- WHAT YOU SHOULD DO
Retype verbatim only the lines below, starting at the one that contains "Output the LaTeX" and ending at the one that contains "(accept) at (1147,127)". Pictures are excluded from the copy.

- RECORDS

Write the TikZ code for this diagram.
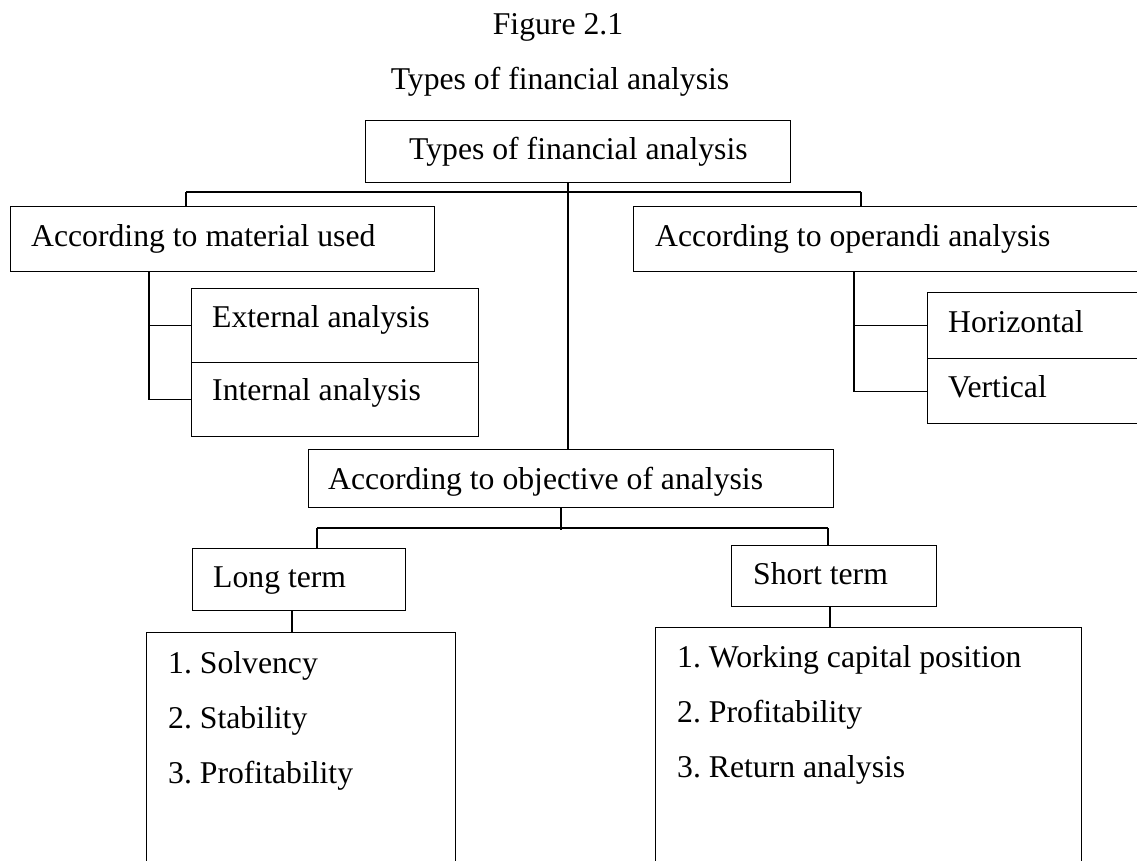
\documentclass[tikz,border=0pt]{standalone}
\usepackage{fontspec}
\setmainfont{Liberation Serif}
\begin{document}
\frenchspacing
\begin{tikzpicture}[x=1pt,y=-1pt,
  box/.style={draw,line width=1.3pt,inner sep=0pt,anchor=north west},
  txt/.style={anchor=base west,inner sep=0pt,font=\fontsize{31.7}{38}\selectfont},
  conn/.style={line width=1.3pt}]
\useasboundingbox (0,0) rectangle (1137,861);
% titles
\node[txt,anchor=base] (fig) at (558,35) {Figure 2.1};
\node[txt,anchor=base] (ttl) at (560,90) {Types of financial analysis};
% boxes
\node[box,minimum width=425pt,minimum height=62pt] (top) at (365,120) {};
\node[txt] (tTop) at (409,160) {Types of financial analysis};
\node[box,minimum width=424pt,minimum height=65pt] (mat) at (10,206) {};
\node[txt] (tMat) at (31,246) {According to material used};
\node[box,minimum width=287pt,minimum height=74pt] (ext) at (191,288) {};
\node[txt] (tExt) at (212,327) {External analysis};
\node[box,minimum width=287pt,minimum height=74pt] (int) at (191,362) {};
\node[txt] (tInt) at (212,400) {Internal analysis};
\node[box,minimum width=530pt,minimum height=65pt] (oper) at (633,206) {};
\node[txt] (tOper) at (655,246) {According to operandi analysis};
\node[box,minimum width=240pt,minimum height=66pt] (hor) at (927,292) {};
\node[txt] (tHor) at (948,332) {Horizontal};
\node[box,minimum width=240pt,minimum height=65pt] (vert) at (927,358) {};
\node[txt] (tVert) at (948,397) {Vertical};
\node[box,minimum width=525pt,minimum height=58pt] (obj) at (308,449) {};
\node[txt] (tObj) at (328,489) {According to objective of analysis};
\node[box,minimum width=213pt,minimum height=62pt] (long) at (192,548) {};
\node[txt] (tLong) at (213,587) {Long term};
\node[box,minimum width=205pt,minimum height=61pt] (short) at (731,545) {};
\node[txt] (tShort) at (753,584) {Short term};
\node[box,minimum width=309pt,minimum height=260pt] (llist) at (146,632) {};
\node[txt] (l1) at (168,673) {1. Solvency};
\node[txt] (l2) at (168,728) {2. Stability};
\node[txt] (l3) at (168,783) {3. Profitability};
\node[box,minimum width=426pt,minimum height=260pt] (slist) at (655,627) {};
\node[txt] (s1) at (677,667) {1. Working capital position};
\node[txt] (s2) at (677,722) {2. Profitability};
\node[txt] (s3) at (677,777) {3. Return analysis};
% connectors
\coordinate (tv) at (568,0);
\draw[conn] (top.south -| tv) -- (obj.north -| tv);
\coordinate (bl) at (186,192);
\coordinate (br) at (861,192);
\draw[conn] (bl) -- (br);
\draw[conn] (bl) -- (bl |- mat.north);
\draw[conn] (br) -- (br |- oper.north);
\coordinate (lv) at (149,0);
\draw[conn] (mat.south -| lv) |- (ext.west);
\draw[conn] (mat.south -| lv) |- (int.west);
\coordinate (rv) at (854,0);
\draw[conn] (oper.south -| rv) |- (hor.west);
\draw[conn] (oper.south -| rv) |- (vert.west);
\coordinate (ov) at (561,530);
\draw[conn] (obj.south -| ov) -- (ov);
\coordinate (obL) at (317,528);
\coordinate (obR) at (828,528);
\draw[conn] (obL) -- (obR);
\draw[conn] (obL) -- (obL |- long.north);
\draw[conn] (obR) -- (obR |- short.north);
\coordinate (lg) at (292,0);
\draw[conn] (long.south -| lg) -- (llist.north -| lg);
\coordinate (sg) at (830,0);
\draw[conn] (short.south -| sg) -- (slist.north -| sg);
\end{tikzpicture}
\end{document}
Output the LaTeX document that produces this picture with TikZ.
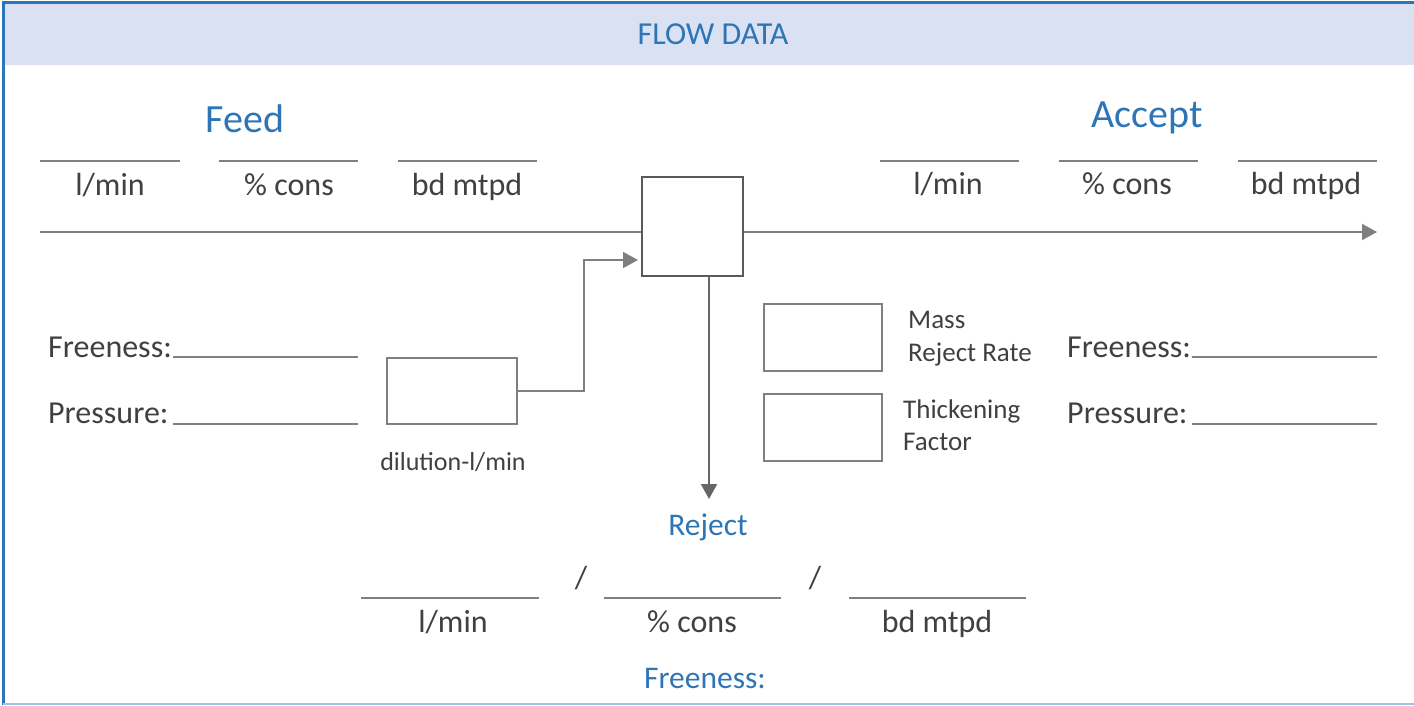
\documentclass[tikz,border=0pt]{standalone}
\usepackage{fontspec}
\setmainfont{Carlito}
\usetikzlibrary{arrows.meta}
\definecolor{hdrblue}{HTML}{2E75B6}
\definecolor{hdrfill}{HTML}{DAE1F3}
\definecolor{txtgray}{HTML}{404040}
\definecolor{linegray}{HTML}{808080}
\definecolor{boxgray}{HTML}{7F7F7F}
\definecolor{darkbox}{HTML}{595959}
\definecolor{botblue}{HTML}{9DC3E6}
\begin{document}
\begin{tikzpicture}[x=1pt,y=-1pt,
  lbl/.style={text=txtgray,font=\fontsize{32}{38}\selectfont,anchor=base,inner sep=0pt},
  small/.style={text=txtgray,font=\fontsize{27}{32}\selectfont,anchor=base west,inner sep=0pt},
  title/.style={text=hdrblue,font=\fontsize{40}{46}\selectfont,anchor=base,inner sep=0pt},
  bluelbl/.style={text=hdrblue,font=\fontsize{31.5}{36}\selectfont,anchor=base,inner sep=0pt},
  field/.style={linegray,line width=1.5pt},
  flow/.style={boxgray,line width=2pt},
  valbox/.style={draw=boxgray,line width=1.5pt,fill=white,inner sep=0pt},
  tip/.style={-{Triangle[length=15pt,width=16pt]}}
]
\useasboundingbox (0,0) rectangle (1414,705);
% frame and header
\fill[hdrfill] (3,3) rectangle (1414,65);
\draw[hdrblue,line width=3pt] (3,705) -- (3,2.5) -- (1414,2.5);
\draw[botblue,line width=2pt] (3,704) -- (1414,704);
\node[bluelbl,font=\fontsize{32}{38}\selectfont] (hdr) at (713,44) {FLOW DATA};

% titles
\node[title] (feed) at (245,132) {Feed};
\node[title] (accept) at (1147,127) {Accept};

% feed fields
\draw[field] (40,161) -- (180,161);
\draw[field] (219,161) -- (358,161);
\draw[field] (398,161) -- (537,161);
\node[lbl] (fl) at (110,195) {l/min};
\node[lbl] (fc) at (289,195) {\% cons};
\node[lbl] (fb) at (467,195) {bd mtpd};

% accept fields
\draw[field] (880,161) -- (1019,161);
\draw[field] (1059,161) -- (1198,161);
\draw[field] (1238,161) -- (1377,161);
\node[lbl] (al) at (948,194) {l/min};
\node[lbl] (ac) at (1127,194) {\% cons};
\node[lbl] (ab) at (1306,194) {bd mtpd};

% main flow
\coordinate (in) at (40,232);
\coordinate (out) at (1377,232);
\node[valbox,draw=darkbox,minimum width=101pt,minimum height=99pt] (screen) at (692.5,226.5) {};
\draw[flow] (in) -- (screen.west |- in);
\draw[flow,tip] (screen.east |- out) -- (out);

% dilution
\node[valbox,minimum width=130pt,minimum height=66pt] (dil) at (452,391) {};
\coordinate (dilin) at (638,260);
\draw[boxgray,line width=1.5pt,tip] (dil.east) -- (584,391) -- (584,260) -- (dilin);
\node[lbl,font=\fontsize{26}{30}\selectfont] (dill) at (453,470) {dilution-l/min};

% reject flow
\coordinate (rej) at (709,499);
\draw[flow,draw=txtgray!80,tip] (709,276) -- (rej);
\node[bluelbl] (rejl) at (708,535) {Reject};

% reject fields
\draw[field] (361,598) -- (539,598);
\draw[field] (604,598) -- (781,598);
\draw[field] (849,598) -- (1026,598);
\node[lbl] (s1) at (581,588) {/};
\node[lbl] (s2) at (815,588) {/};
\node[lbl] (rl) at (453,632) {l/min};
\node[lbl] (rc) at (692,632) {\% cons};
\node[lbl] (rb) at (937,632) {bd mtpd};
\node[bluelbl] (rf) at (705,688) {Freeness:};

% mass reject / thickening
\node[valbox,minimum width=118pt,minimum height=67pt] (mrr) at (823,337.5) {};
\node[valbox,minimum width=118pt,minimum height=67pt] (tf) at (823,427.5) {};
\node[small] (mrr1) at (908,328) {Mass};
\node[small] (mrr2) at (908,361) {Reject Rate};
\node[small] (tf1) at (903,418) {Thickening};
\node[small] (tf2) at (903,450) {Factor};

% left freeness / pressure
\node[lbl,anchor=base west] (lfree) at (48,357) {Freeness:};
\node[lbl,anchor=base west] (lpres) at (48,423) {Pressure:};
\draw[field] (173,357) -- (358,357);
\draw[field] (173,424) -- (358,424);

% right freeness / pressure
\node[lbl,anchor=base west] (rfree) at (1067,357) {Freeness:};
\node[lbl,anchor=base west] (rpres) at (1067,423) {Pressure:};
\draw[field] (1192,357) -- (1377,357);
\draw[field] (1192,424) -- (1377,424);
\end{tikzpicture}
\end{document}
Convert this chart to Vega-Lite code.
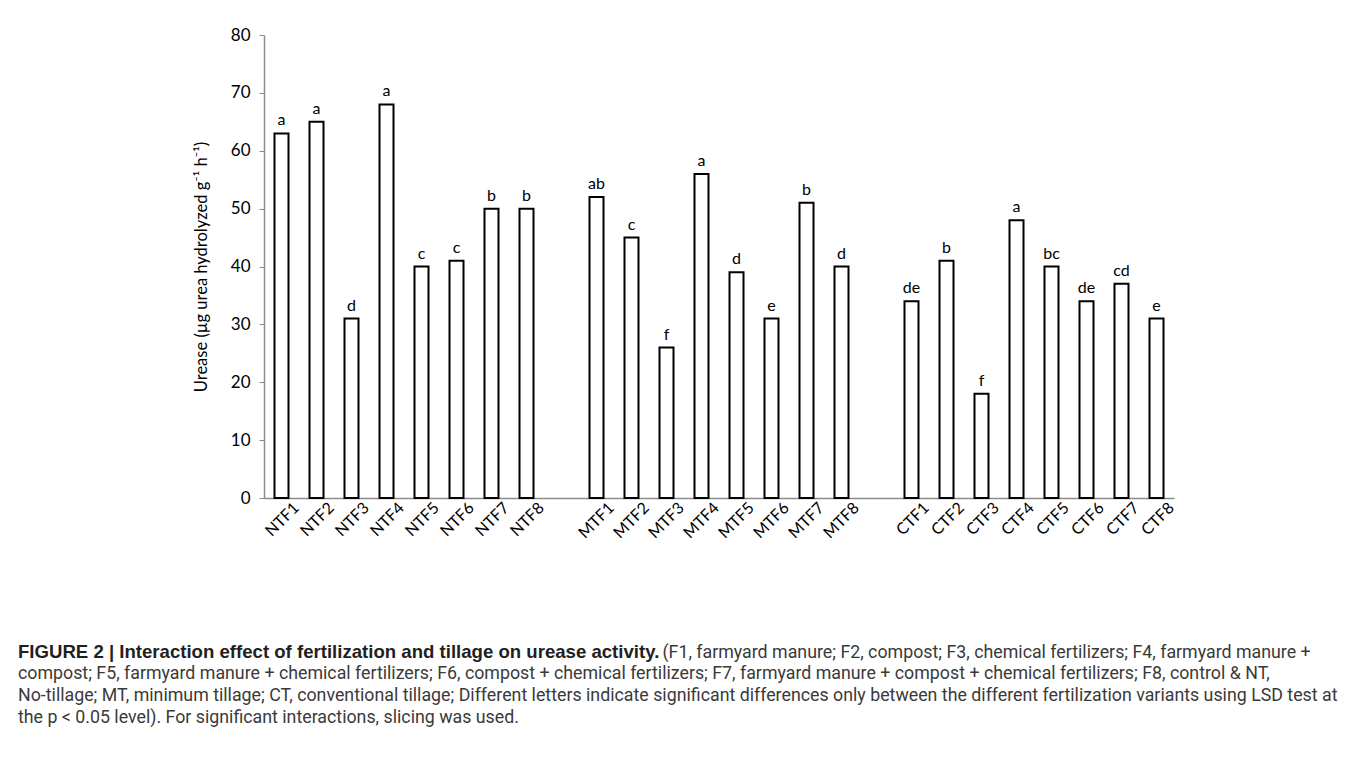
{
  "$schema": "https://vega.github.io/schema/vega-lite/v6.json",
  "width": 910,
  "height": 463,
  "autosize": {"type": "none"},
  "padding": {"left": 264, "top": 35, "right": 181, "bottom": 260},
  "background": "white",
  "config": {"view": {"stroke": null}, "font": "Lato"},
  "title": {
    "text": "FIGURE 2 | Interaction effect of fertilization and tillage on urease activity.",
    "subtitle": [
      "compost; F5, farmyard manure + chemical fertilizers; F6, compost + chemical fertilizers; F7, farmyard manure + compost + chemical fertilizers; F8, control & NT,",
      "No-tillage; MT, minimum tillage; CT, conventional tillage; Different letters indicate significant differences only between the different fertilization variants using LSD test at",
      "the p < 0.05 level). For significant interactions, slicing was used."
    ],
    "orient": "bottom",
    "anchor": "start",
    "frame": "group",
    "dx": -246,
    "offset": -18,
    "font": "Liberation Sans",
    "fontSize": 18.6,
    "fontWeight": "bold",
    "color": "#231f20",
    "subtitleFont": "Roboto",
    "subtitleFontSize": 17.8,
    "subtitleColor": "#3a3a3a",
    "subtitleLineHeight": 22,
    "subtitlePadding": 3.7
  },
  "data": {
    "values": [
      {"cat": "NTF1", "value": 63, "letter": "a"},
      {"cat": "NTF2", "value": 65, "letter": "a"},
      {"cat": "NTF3", "value": 31, "letter": "d"},
      {"cat": "NTF4", "value": 68, "letter": "a"},
      {"cat": "NTF5", "value": 40, "letter": "c"},
      {"cat": "NTF6", "value": 41, "letter": "c"},
      {"cat": "NTF7", "value": 50, "letter": "b"},
      {"cat": "NTF8", "value": 50, "letter": "b"},
      {"cat": "MTF1", "value": 52, "letter": "ab"},
      {"cat": "MTF2", "value": 45, "letter": "c"},
      {"cat": "MTF3", "value": 26, "letter": "f"},
      {"cat": "MTF4", "value": 56, "letter": "a"},
      {"cat": "MTF5", "value": 39, "letter": "d"},
      {"cat": "MTF6", "value": 31, "letter": "e"},
      {"cat": "MTF7", "value": 51, "letter": "b"},
      {"cat": "MTF8", "value": 40, "letter": "d"},
      {"cat": "CTF1", "value": 34, "letter": "de"},
      {"cat": "CTF2", "value": 41, "letter": "b"},
      {"cat": "CTF3", "value": 18, "letter": "f"},
      {"cat": "CTF4", "value": 48, "letter": "a"},
      {"cat": "CTF5", "value": 40, "letter": "bc"},
      {"cat": "CTF6", "value": 34, "letter": "de"},
      {"cat": "CTF7", "value": 37, "letter": "cd"},
      {"cat": "CTF8", "value": 31, "letter": "e"}
    ]
  },
  "encoding": {
    "x": {
      "field": "cat",
      "type": "nominal",
      "sort": null,
      "scale": {
        "domain": ["NTF1","NTF2","NTF3","NTF4","NTF5","NTF6","NTF7","NTF8"," ","MTF1","MTF2","MTF3","MTF4","MTF5","MTF6","MTF7","MTF8","  ","CTF1","CTF2","CTF3","CTF4","CTF5","CTF6","CTF7","CTF8"],
        "paddingInner": 0.6,
        "paddingOuter": 0.3
      },
      "axis": {
        "title": "(F1, farmyard manure; F2, compost; F3, chemical fertilizers; F4, farmyard manure +",
        "titleFont": "Roboto",
        "titleFontSize": 17.8,
        "titleFontWeight": "normal",
        "titleColor": "#3a3a3a",
        "titleAlign": "left",
        "titleAnchor": "start",
        "titleBaseline": "alphabetic",
        "titleX": 398,
        "titleY": 159,
        "labelAngle": -45,
        "labelAlign": "right",
        "labelBaseline": "middle",
        "labelFont": "Lato",
        "labelFontSize": 16,
        "labelColor": "#000000",
        "labelPadding": 7,
        "labelOffset": 15,
        "ticks": false,
        "domainColor": "#8c8c8c",
        "domainWidth": 1.5
      }
    },
    "y": {
      "field": "value",
      "type": "quantitative",
      "scale": {"domain": [0, 80], "nice": false},
      "axis": {
        "title": "Urease (\u00b5g urea hydrolyzed g\u207b\u00b9 h\u207b\u00b9)",
        "titleFont": "Lato",
        "titleFontSize": 16.5,
        "titleFontWeight": "normal",
        "titleColor": "#000000",
        "titlePadding": 21,
        "values": [0,10,20,30,40,50,60,70,80],
        "grid": false,
        "labelFont": "Lato",
        "labelFontSize": 17,
        "labelColor": "#000000",
        "labelPadding": 9,
        "tickSize": 5,
        "tickColor": "#8c8c8c",
        "domainColor": "#8c8c8c",
        "domainWidth": 1.5
      }
    }
  },
  "layer": [
    {
      "mark": {"type": "bar", "fill": "white", "stroke": "black", "strokeWidth": 2}
    },
    {
      "mark": {"type": "text", "font": "Lato", "fontSize": 16, "color": "#000000", "dy": -13},
      "encoding": {"text": {"field": "letter"}}
    }
  ]
}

- ANSWER TO THIS TASK
Output the LaTeX document that produces this picture with TikZ.
\documentclass[tikz,border=0pt]{standalone}
\usepackage{fontspec}
\setmainfont{Carlito}
\usetikzlibrary{arrows.meta}
\definecolor{hdrblue}{HTML}{2E75B6}
\definecolor{hdrfill}{HTML}{DAE1F3}
\definecolor{txtgray}{HTML}{404040}
\definecolor{linegray}{HTML}{808080}
\definecolor{boxgray}{HTML}{7F7F7F}
\definecolor{darkbox}{HTML}{595959}
\definecolor{botblue}{HTML}{9DC3E6}
\begin{document}
\begin{tikzpicture}[x=1pt,y=-1pt,
  lbl/.style={text=txtgray,font=\fontsize{32}{38}\selectfont,anchor=base,inner sep=0pt},
  small/.style={text=txtgray,font=\fontsize{27}{32}\selectfont,anchor=base west,inner sep=0pt},
  title/.style={text=hdrblue,font=\fontsize{40}{46}\selectfont,anchor=base,inner sep=0pt},
  bluelbl/.style={text=hdrblue,font=\fontsize{31.5}{36}\selectfont,anchor=base,inner sep=0pt},
  field/.style={linegray,line width=1.5pt},
  flow/.style={boxgray,line width=2pt},
  valbox/.style={draw=boxgray,line width=1.5pt,fill=white,inner sep=0pt},
  tip/.style={-{Triangle[length=15pt,width=16pt]}}
]
\useasboundingbox (0,0) rectangle (1414,705);
% frame and header
\fill[hdrfill] (3,3) rectangle (1414,65);
\draw[hdrblue,line width=3pt] (3,705) -- (3,2.5) -- (1414,2.5);
\draw[botblue,line width=2pt] (3,704) -- (1414,704);
\node[bluelbl,font=\fontsize{32}{38}\selectfont] (hdr) at (713,44) {FLOW DATA};

% titles
\node[title] (feed) at (245,132) {Feed};
\node[title] (accept) at (1147,127) {Accept};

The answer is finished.